Il suo Europeo è durato fino al 2 luglio, al minuto 32 della ripresa nel quarto contro il Belgio. Che cosa le viene in mente se ripensa a quell’ennesima corsa sulla fascia dopo aver tra l’altro evitato il pari di Lukaku con il salvataggio di coscia?
«La gravità dell’infortunio. Me ne sono subito reso conto. Ho pianto perché sicuro di dovermi arrendere sul più bello. Più del dolore mi ha fatto male sentirmi fuori dalla competizione. Ho continuato a piangere negli spogliatoi. E quando sono rientrati anche i compagni, hanno pianto con me invece che festeggiare la vittoria».

Poi che cosa è successo?
«Ho detto basta e ho sorriso. Del resto con l’allegria, dal primo giorno del ritiro, siamo arrivati al successo finale. Il nostro segreto per vincere il trofeo. È andata proprio così».

Nel messaggio che ha dedicato al gruppo dopo l’infortunio, ha scritto che avrebbe ripetuto quello scatto. Davvero così convinto?
«Sì, mi ripeto: lo farei altre centro volte per prendere un metro in più all’avversario. È lo spirito della nostra nazionale: bisogna dare l’anima per i tuoi compagni se si vuole arrivare fino in fondo».

Pensa che l’Europeo sia stato il momento chic della sua carriera?
«Il più bello sì, non il migliore. Da quando gioco, a cominciare dalla mia esperienza all’Atalanta, cerco di dare il massimo. In questo caso la differenza la fa il palcoscenico. Ho avuto più consenso a livello internazionale».

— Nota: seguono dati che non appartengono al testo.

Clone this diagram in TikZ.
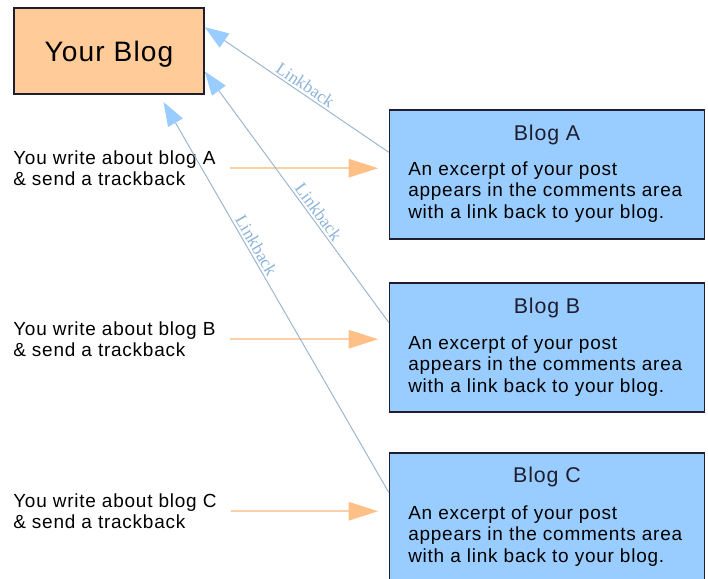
\documentclass[tikz,border=0pt]{standalone}
\usepackage{fontspec}
\setmainfont{Liberation Sans}[LetterSpace=4]
\newfontfamily\linkfont{Liberation Serif}
\usetikzlibrary{arrows.meta}
\definecolor{peach}{HTML}{FFCC99}
\definecolor{skyblue}{HTML}{99CCFF}
\definecolor{linkline}{HTML}{9CB6D0}
\definecolor{linktext}{HTML}{8DB3DA}
\definecolor{trackline}{HTML}{FAD0A8}
\definecolor{tracktip}{HTML}{FFC088}
\definecolor{boxline}{HTML}{1E1E30}

\begin{document}
\begin{tikzpicture}[x=0.025cm, y=-0.025cm,
    yourbox/.style={draw=boxline, line width=1pt, fill=peach, minimum width=4.75cm, minimum height=2.15cm, text depth=0pt, font=\fontsize{20}{24}\selectfont},
    blogbox/.style={draw=boxline, line width=1pt, fill=skyblue, minimum width=7.875cm, minimum height=3.225cm},
    blogtitle/.style={anchor=base, inner sep=0pt, text=boxline, font=\fontsize{15.2}{18}\selectfont},
    blogtext/.style={anchor=north west, inner sep=0pt, align=left, font=\fontsize{13.5}{15.6}\selectfont},
    track/.style={draw=trackline, line width=1.4pt, shorten <=10pt, shorten >=7.5pt, -{Triangle[length=21pt, width=13pt, color=tracktip]}},
    linkback/.style={draw=linkline, line width=0.7pt, -{Triangle[length=17pt, width=12pt, color=skyblue]}},
    linklabel/.style={sloped, above, inner sep=1.5pt, text=linktext, font=\linkfont\fontsize{12.5}{14}\selectfont}]

    \useasboundingbox (0,0) rectangle (708,578);

    \node[yourbox] (blog) at (109,51) {Your Blog};

    \node[blogbox] (A) at (547,174.5) {};
    \node[blogbox] (B) at (547,347.5) {};
    \node[blogbox] (C) at (547,517.5) {};

    \node[blogtitle] (Atitle) at (547,140) {Blog A};
    \node[blogtitle] (Btitle) at (547,313) {Blog B};
    \node[blogtitle] (Ctitle) at (547,482) {Blog C};

    \node[blogtext] (Abody) at (408,161) {An excerpt of your post\\appears in the comments area\\with a link back to your blog.};
    \node[blogtext] (Bbody) at (408,335) {An excerpt of your post\\appears in the comments area\\with a link back to your blog.};
    \node[blogtext] (Cbody) at (408,505) {An excerpt of your post\\appears in the comments area\\with a link back to your blog.};

    \node[blogtext] (wA) at (13,150) {You write about blog A\\\& send a trackback};
    \node[blogtext] (wB) at (13,321) {You write about blog B\\\& send a trackback};
    \node[blogtext] (wC) at (13,493) {You write about blog C\\\& send a trackback};

\draw[track] (wA.east) -- (wA.east -| A.west);
\draw[track] (wB.east) -- (wB.east -| B.west);
\draw[track] (wC.east) -- (wC.east -| C.west);

\draw[linkback] (A.172) -- (blog.14) node[linklabel, pos=0.48] {Linkback};
\draw[linkback] (B.171) -- (blog.-12.5) node[linklabel, pos=0.42] {Linkback};
\draw[linkback, shorten >=6pt] (C.171) -- (blog.-41.3) node[linklabel, pos=0.61] {Linkback};
\end{tikzpicture}
\end{document}
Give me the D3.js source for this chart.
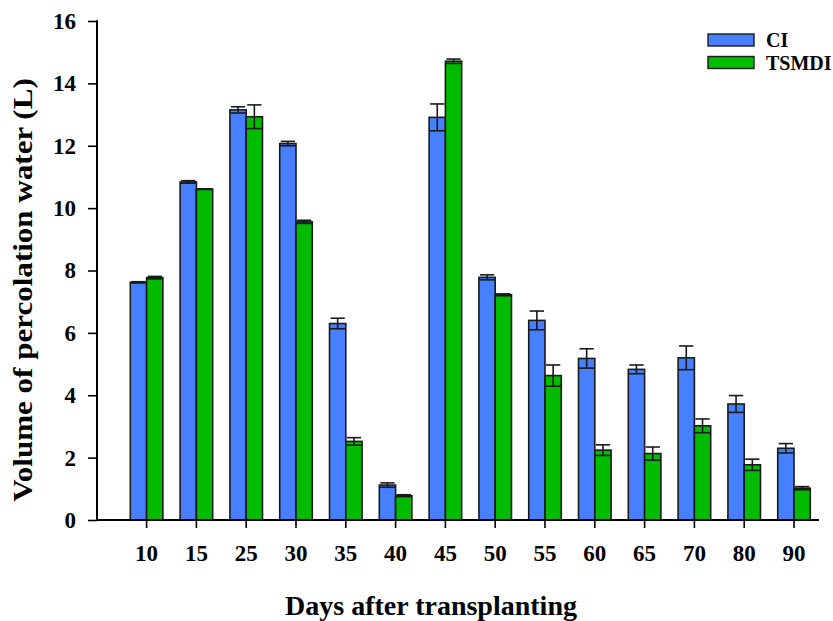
<!DOCTYPE html>
<html>
<head>
<meta charset="utf-8">
<script src="https://cdn.jsdelivr.net/npm/d3@7"></script>
<style>
  html, body { margin: 0; padding: 0; background: #fff; }
  svg { display: block; font-family: "Liberation Serif", "Times New Roman", serif; font-weight: bold; }
</style>
</head>
<body>
<svg id="chart" width="833" height="621"></svg>
<script>
const days = ["10","15","25","30","35","40","45","50","55","60","65","70","80","90"];
const ciValues = [7.62, 10.84, 13.15, 12.07, 6.30, 1.12, 12.91, 7.78, 6.40, 5.18, 4.83, 5.20, 3.72, 2.30];
const ciErrors = [0.02, 0.04, 0.10, 0.07, 0.17, 0.07, 0.43, 0.08, 0.30, 0.31, 0.14, 0.38, 0.27, 0.15];
const tsValues = [7.77, 10.61, 12.93, 9.56, 2.52, 0.78, 14.71, 7.22, 4.63, 2.24, 2.13, 3.02, 1.77, 1.02];
const tsErrors = [0.04, 0.01, 0.38, 0.05, 0.12, 0.03, 0.07, 0.03, 0.34, 0.17, 0.21, 0.22, 0.18, 0.05];
const yTicks = [0, 2, 4, 6, 8, 10, 12, 14, 16];
const seriesNames = ["CI", "TSMDI"];
const seriesColors = ["#4680ff", "#00bb00"];

(function () {
const svg = d3.select("#chart");
const mLeft = 97, mTop = 21, mBottom = 520, mRight = 819;

const x = d3.scaleBand().domain(days).range([121.7, 818.9]).padding(0);
const y = d3.scaleLinear().domain([0, 16]).range([mBottom, mTop]);
const barW = x.bandwidth() * 0.327;

const series = [
  { name: seriesNames[0], color: seriesColors[0], values: ciValues, errors: ciErrors, offset: -1 },
  { name: seriesNames[1], color: seriesColors[1], values: tsValues, errors: tsErrors, offset: 0 }
];

// bars
series.forEach(s => {
  const g = svg.append("g");
  days.forEach((d, i) => {
    const cx = x(d) + x.bandwidth() / 2;
    const bx = cx + s.offset * barW;
    g.append("rect")
      .attr("x", bx).attr("y", y(s.values[i]))
      .attr("width", barW).attr("height", y(0) - y(s.values[i]))
      .attr("fill", s.color).attr("stroke", "#1a1a1a").attr("stroke-width", 1.6);
    const mid = bx + barW / 2;
    const hi = y(s.values[i] + s.errors[i]);
    const lo = y(s.values[i] - s.errors[i]);
    g.append("line").attr("x1", mid).attr("x2", mid).attr("y1", hi).attr("y2", lo)
      .attr("stroke", "#1a1a1a").attr("stroke-width", 1.6);
    g.append("line").attr("x1", bx + 1).attr("x2", bx + barW - 1).attr("y1", hi).attr("y2", hi)
      .attr("stroke", "#1a1a1a").attr("stroke-width", 1.6);
    g.append("line").attr("x1", bx).attr("x2", bx + barW).attr("y1", lo).attr("y2", lo)
      .attr("stroke", "#1a1a1a").attr("stroke-width", 1.6);
  });
});

// y axis
const yAxis = svg.append("g").attr("transform", `translate(${mLeft},0)`)
  .call(d3.axisLeft(y).tickValues(yTicks).tickSize(9).tickSizeOuter(0).tickPadding(12).tickFormat(d3.format("d")));
yAxis.select(".domain").remove();
yAxis.selectAll(".tick line").attr("stroke", "#000").attr("stroke-width", 1.6);
yAxis.selectAll(".tick text").attr("font-size", 23).attr("font-weight", "bold")
  .attr("font-family", "Liberation Serif").attr("fill", "#000");
svg.append("line").attr("x1", mLeft).attr("x2", mLeft).attr("y1", mTop - 0.8).attr("y2", mBottom)
  .attr("stroke", "#000").attr("stroke-width", 2);

// x axis
const xAxis = svg.append("g").attr("transform", `translate(0,${mBottom})`)
  .call(d3.axisBottom(x).tickSize(8).tickSizeOuter(0).tickPadding(17));
xAxis.select(".domain").remove();
xAxis.selectAll(".tick line").attr("stroke", "#000").attr("stroke-width", 1.6);
xAxis.selectAll(".tick text").attr("font-size", 23).attr("font-weight", "bold")
  .attr("font-family", "Liberation Serif").attr("fill", "#000");
svg.append("line").attr("x1", mLeft - 1).attr("x2", mRight).attr("y1", mBottom).attr("y2", mBottom)
  .attr("stroke", "#000").attr("stroke-width", 2);

// axis titles
svg.append("text").attr("transform", `translate(32,290) rotate(-90) scale(1.15,1)`)
  .attr("text-anchor", "middle").attr("font-size", 27).text("Volume of percolation water (L)");
svg.append("text").attr("x", 431).attr("y", 615)
  .attr("text-anchor", "middle").attr("font-size", 28).text("Days after transplanting");

// legend
series.forEach((s, i) => {
  const ly = 34 + i * 22.5;
  svg.append("rect").attr("x", 708).attr("y", ly).attr("width", 46).attr("height", 12)
    .attr("fill", s.color).attr("stroke", "#1a1a1a").attr("stroke-width", 1.4);
  svg.append("text").attr("x", 766).attr("y", ly + 13).attr("font-size", 20).text(s.name);
});
})();
</script>
</body>
</html>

È stato inserito nella top 11 del torneo ed eletto in 2 delle 4 partite come man of the match. Sono solo premi di consolazione?
«Sono trofei personali che ho portato a casa con l’infortunio al tendine d’Achille. Non contano le mie prestazioni, ma il risultato della Nazionale. Che non è solo del ct e dei giocatori. Dai magazzinieri ai cuochi, il titolo è merito di tutti».

Quando va in ferie?
«Non credo prima di fine mese. Ancora non posso iniziare la fisioterapia. Devo aspettare una settimana, quando mi leveranno il gesso e i punti. Sono qui con me anche i miei bambini e mia moglie. Aspettano me per le vacanze, non mi togliete anche loro».

Come è andato il primo incontro con Mourinho?
«Mi ha fatto piacere conoscerlo. È stato carino, mi ha detto che lui e la squadra mi aspettano in campo. Gli ho risposto che dovrà avere pazienza, la stessa che ho io».